Keine Parkplätze, keine Gäste
„Mein Mann ist Amerikaner, und wir haben uns gefreut, als wir eine Wohnung in Franklin gekauft haben, weil es ja unsere Heimat ist“, berichtet die 70-Jährige Frau Cooper. Doch Besuch von Freunden und Kollegen bekomme das Paar hier nicht. „Mein Mann vereinsamt in der Wohnung. Es kommt keiner, weil keine Parkplätze vorhanden sind. Das finde ich sehr traurig.“
Die Situation ist nicht in ganz Franklin so schwierig wie in der Mitte. Rund um den George-Sullivan-Ring, wo viele Einfamilienhäuser stehen, ist die Parksituation wesentlich entspannter. „Fast jeder hat eine Garage, und es gibt zehn Parkplätze direkt vor der Tür“, sagt etwa Thomas Fahrland. Drei weitere Spaziergänger, die an diesem Morgen mit ihren Hunden am Sulivan-Ring unterwegs sind, sind mit der Parkplatzsituation zufrieden. Direkt vor den Häusern gebe es ausreichend viele Besucherparkplätze.
Die Anwohner in Franklin-Mitte brauchen jedoch mehr Parkplätze, damit sie auch „mal wieder Besuch bekommen“. Ein Parkhaus wäre aus ihrer Sicht sinnvoll. Denn aktuell, so beobachten zwei Anwohnerinnen, würden einige Familien wieder wegziehen.
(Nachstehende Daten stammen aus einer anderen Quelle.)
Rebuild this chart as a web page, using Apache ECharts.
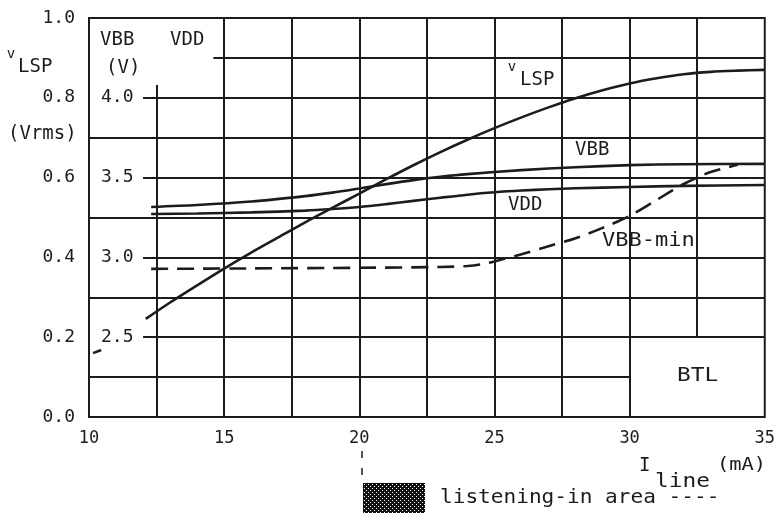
<!DOCTYPE html>
<html>
<head>
<meta charset="utf-8">
<script src="https://cdn.jsdelivr.net/npm/echarts@6/dist/echarts.min.js"></script>
<style>
html,body{margin:0;padding:0;background:#fff;}
#chart{width:778px;height:522px;}
</style>
</head>
<body>
<div id="chart"></div>
<script>
// I_line in mA, v_LSP in Vrms (left scale)
var vlspCurrent = [12.1, 13, 14, 15, 16, 17, 18, 19, 20, 21, 22, 23, 24, 25, 26, 27, 28, 29, 30, 31, 32, 33, 34, 35];
var vlspValues = [0.246, 0.287, 0.330, 0.372, 0.412, 0.450, 0.488, 0.524, 0.560, 0.596, 0.631, 0.664, 0.695, 0.724, 0.751, 0.776, 0.799, 0.819, 0.836, 0.849, 0.859, 0.865, 0.868, 0.870];
// the one dash of v_LSP below 12 mA
var vlspLowCurrent = [10.15, 10.45];
var vlspLowValues = [0.160, 0.168];

// VBB / VDD in V (right scale, drawn inside)
var vbbCurrent = [12.3, 14, 16, 18, 19, 20, 21, 22, 23, 24, 26, 28, 30, 32, 35];
var vbbValues = [3.316, 3.328, 3.350, 3.384, 3.406, 3.432, 3.459, 3.484, 3.505, 3.522, 3.547, 3.565, 3.578, 3.584, 3.586];
var vddCurrent = [12.3, 14, 16, 18, 19, 20, 21, 22, 23, 24, 25, 26, 27, 28, 30, 32, 35];
var vddValues = [3.272, 3.275, 3.282, 3.293, 3.303, 3.316, 3.334, 3.354, 3.374, 3.393, 3.408, 3.419, 3.427, 3.433, 3.441, 3.448, 3.454];
var vbbMinCurrent = [12.3, 16, 20, 23, 24, 24.5, 25, 26, 27, 28, 29, 30, 31, 32, 33, 34];
var vbbMinValues = [2.928, 2.931, 2.935, 2.94, 2.946, 2.956, 2.975, 3.02, 3.07, 3.12, 3.185, 3.26, 3.36, 3.46, 3.535, 3.58];

var xTicks = [10, 15, 20, 25, 30, 35];
var vlspTicks = [0, 0.2, 0.4, 0.6, 0.8, 1.0];
var voltTicks = [2.5, 3.0, 3.5, 4.0];

function pairs(xs, ys) {
  return xs.map(function (x, i) { return [x, ys[i]]; });
}

var FONT = 'DejaVu Sans Mono';
var INK = '#1c1c1c';

// grid rules of the plot paper (in axis units, left scale)
var rules = [
  [[14.6, 0.9], [35, 0.9]],
  [[12, 0.8], [35, 0.8]],
  [[10, 0.7], [35, 0.7]],
  [[12, 0.6], [35, 0.6]],
  [[10, 0.5], [35, 0.5]],
  [[12, 0.4], [35, 0.4]],
  [[10, 0.3], [35, 0.3]],
  [[12, 0.2], [35, 0.2]],
  [[10, 0.1], [30, 0.1]],
  [[12.5, 0.832], [12.5, 0]],
  [[15, 1], [15, 0]],
  [[17.5, 1], [17.5, 0]],
  [[20, 1], [20, 0]],
  [[22.5, 1], [22.5, 0]],
  [[25, 1], [25, 0]],
  [[27.5, 1], [27.5, 0]],
  [[30, 1], [30, 0]],
  [[32.5, 1], [32.5, 0.2]]
];

// checkered fill for the listening-in box
var pat = document.createElement('canvas');
pat.width = 4; pat.height = 4;
var pc = pat.getContext('2d');
pc.fillStyle = '#111';
pc.fillRect(0, 0, 4, 4);
pc.fillStyle = '#fff';
pc.fillRect(0, 0, 1, 1);
pc.fillRect(2, 2, 1, 1);

function txt(x, y, s, size, sx, align) {
  return {
    type: 'text', x: x, y: y, z: 10, scaleX: sx || 1,
    style: { text: s, fill: INK, font: (size || 18) + 'px "' + FONT + '"', align: align || 'left', verticalAlign: 'middle' }
  };
}

var curveStyle = { color: INK, width: 2.6 };

var chart = echarts.init(document.getElementById('chart'));
chart.setOption({
  backgroundColor: '#fff',
  animation: false,
  grid: { left: 89, right: 11, top: 18, bottom: 105, show: true, borderColor: INK, borderWidth: 2 },
  xAxis: {
    type: 'value', min: 10, max: 35, interval: 5,
    axisLine: { show: false }, axisTick: { show: false }, splitLine: { show: false },
    axisLabel: {
      color: INK, fontFamily: FONT, fontSize: 17, margin: 13,
      formatter: function (v) { return xTicks.indexOf(v) >= 0 ? String(v) : ''; }
    }
  },
  yAxis: [{
    type: 'value', min: 0, max: 1, interval: 0.2, position: 'left',
    axisLine: { show: false }, axisTick: { show: false }, splitLine: { show: false },
    axisLabel: {
      color: INK, fontFamily: FONT, fontSize: 18, margin: 14,
      formatter: function (v) { return v.toFixed(1); }
    }
  }, {
    type: 'value', min: 2.0, max: 4.5, interval: 0.5, position: 'left',
    axisLine: { show: false }, axisTick: { show: false }, splitLine: { show: false },
    axisLabel: {
      inside: true, color: INK, fontFamily: FONT, fontSize: 18, margin: 12,
      formatter: function (v) {
        var r = Math.round(v * 10) / 10;
        return voltTicks.indexOf(r) >= 0 ? r.toFixed(1) : '';
      }
    }
  }],
  series: [{
    type: 'lines', coordinateSystem: 'cartesian2d', silent: true,
    lineStyle: { color: INK, width: 2, opacity: 1 },
    data: rules.map(function (r) { return { coords: r }; })
  }, {
    name: 'vLSP', type: 'line', yAxisIndex: 0, smooth: 0.3, symbol: 'none',
    lineStyle: curveStyle, data: pairs(vlspCurrent, vlspValues)
  }, {
    name: 'vLSP low', type: 'line', yAxisIndex: 0, symbol: 'none',
    lineStyle: curveStyle, data: pairs(vlspLowCurrent, vlspLowValues)
  }, {
    name: 'VBB', type: 'line', yAxisIndex: 1, smooth: 0.3, symbol: 'none',
    lineStyle: curveStyle, data: pairs(vbbCurrent, vbbValues)
  }, {
    name: 'VDD', type: 'line', yAxisIndex: 1, smooth: 0.3, symbol: 'none',
    lineStyle: curveStyle, data: pairs(vddCurrent, vddValues)
  }, {
    name: 'VBB-min', type: 'line', yAxisIndex: 1, smooth: 0.3, symbol: 'none',
    lineStyle: { color: INK, width: 2.6, type: [17, 9] }, data: pairs(vbbMinCurrent, vbbMinValues)
  }],
  graphic: [
    txt(11, 54, 'v', 14, 1, 'center'),
    txt(18, 67, 'LSP', 19),
    txt(8, 134, '(Vrms)', 19),
    txt(100, 40, 'VBB', 19),
    txt(170, 40, 'VDD', 19),
    txt(106, 68, '(V)', 19),
    txt(512, 67, 'v', 14, 1, 'center'),
    txt(520, 80, 'LSP', 19),
    txt(575, 150, 'VBB', 19),
    txt(508, 205, 'VDD', 19),
    txt(602, 241, 'VBB-min', 19, 1.16),
    txt(677, 376, 'BTL', 19, 1.2),
    txt(639, 466, 'I', 19),
    txt(655, 482, 'line', 19, 1.2),
    txt(717, 466, '(mA)', 17, 1.2),
    {
      type: 'line', shape: { x1: 362, y1: 451, x2: 362, y2: 477 },
      style: { stroke: INK, lineWidth: 1.5, lineDash: [7, 10] }
    },
    {
      type: 'rect', shape: { x: 363, y: 483, width: 62, height: 30 },
      style: { fill: { image: pat, repeat: 'repeat' } }
    },
    txt(440, 498, 'listening-in area ----', 19, 1.11)
  ]
});
</script>
</body>
</html>
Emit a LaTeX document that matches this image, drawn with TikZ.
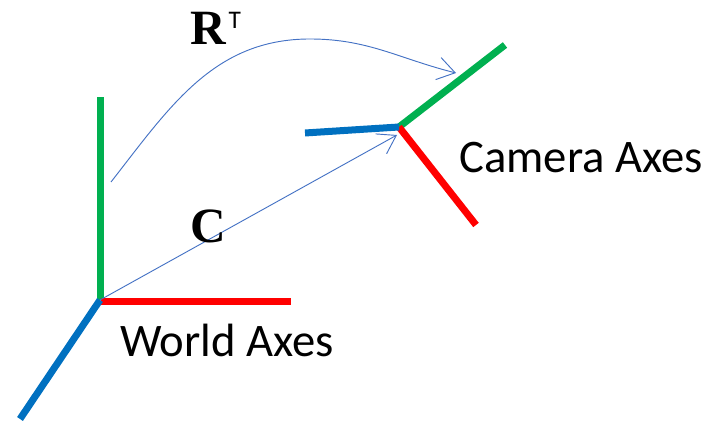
\documentclass[tikz,border=0pt]{standalone}
\usepackage{fontspec}
\setmainfont{Carlito}
\newfontfamily\serifbf{Liberation Serif}
\usetikzlibrary{arrows.meta}
\definecolor{axgreen}{RGB}{0,176,80}
\definecolor{axred}{RGB}{255,0,0}
\definecolor{axblue}{RGB}{0,112,192}
\definecolor{vecblue}{RGB}{68,114,196}
\tikzset{
  axis/.style={line width=5.25pt},
  vec/.style={draw=vecblue, line width=0.7pt, -{Straight Barb[length=13pt,width=17pt,line width=0.7pt]}},
  caption/.style={font=\fontsize{35}{42}\selectfont, inner sep=0pt, anchor=base west},
  symb/.style={font=\fontsize{37}{44}\selectfont\serifbf\bfseries, inner sep=0pt, anchor=base west}
}
\begin{document}
\begin{tikzpicture}[x=0.75pt, y=0.75pt]
  \useasboundingbox (0,0) rectangle (710,423);
  % world axes
  \coordinate (wO) at (100,123);
  \coordinate (wX) at (291,121);
  \coordinate (wY) at (100,326);
  \coordinate (wZ) at (20,4);
  \draw[axis, axgreen] (wO) -- (wY);
  \draw[axis, axred] (101,121) -- (wX);
  \draw[axis, axblue] (wO) -- (wZ);

  % camera axes
  \coordinate (cO) at (399,296);
  \coordinate (cX) at (476,198);
  \coordinate (cY) at (505,378);
  \coordinate (cZ) at (305,290);
  \draw[axis, axgreen] (cO) -- (cY);
  \draw[axis, axred] (cO) -- (cX);
  \draw[axis, axblue] (cO) -- (cZ);

  % translation and rotation
  \coordinate (cTip) at (397,288);
  \coordinate (rStart) at (111,241);
  \coordinate (rEnd) at (456,350);
  \draw[vec] (wO) -- (cTip);
  \draw[vec] (rStart) to[out=52, in=180] (310,384) to[out=0, in=166] (rEnd);

  % labels
  \node[symb] (lblR) at (190,378) {R\hspace{2pt}\raisebox{12.5pt}{\normalfont\fontsize{19}{22}\selectfont T}};
  \node[symb] (lblC) at (190,180) {C};
  \node[caption] (lblCam) at (459,250) {Camera Axes};
  \node[caption] (lblWorld) at (120,66) {World Axes};
\end{tikzpicture}
\end{document}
Derweil wird auf dem Parkplatz am Alten Kino das kostenpflichtige Parken eingeführt. Ab sofort handelt es sich um einen bewirtschafteten Parkplatz. Vorerst ist das Parken begrenzt auf drei Stunden pro Tag mit hinterlegter Parkscheibe möglich. Ab April soll der Parkplatz dann mit Inbetriebnahme der Betriebstechnik kostenpflichtig zur Verfügung stehen. Derzeit werden noch die letzten Details mit der Service Haus GmbH als Betreiberin abgestimmt. „Was wir bereits vorwegnehmen können: Die Einführung eines Theatertarifs wird natürlich mit bedacht, Dauerparken wird jedoch nicht möglich sein“, sagt Bangert.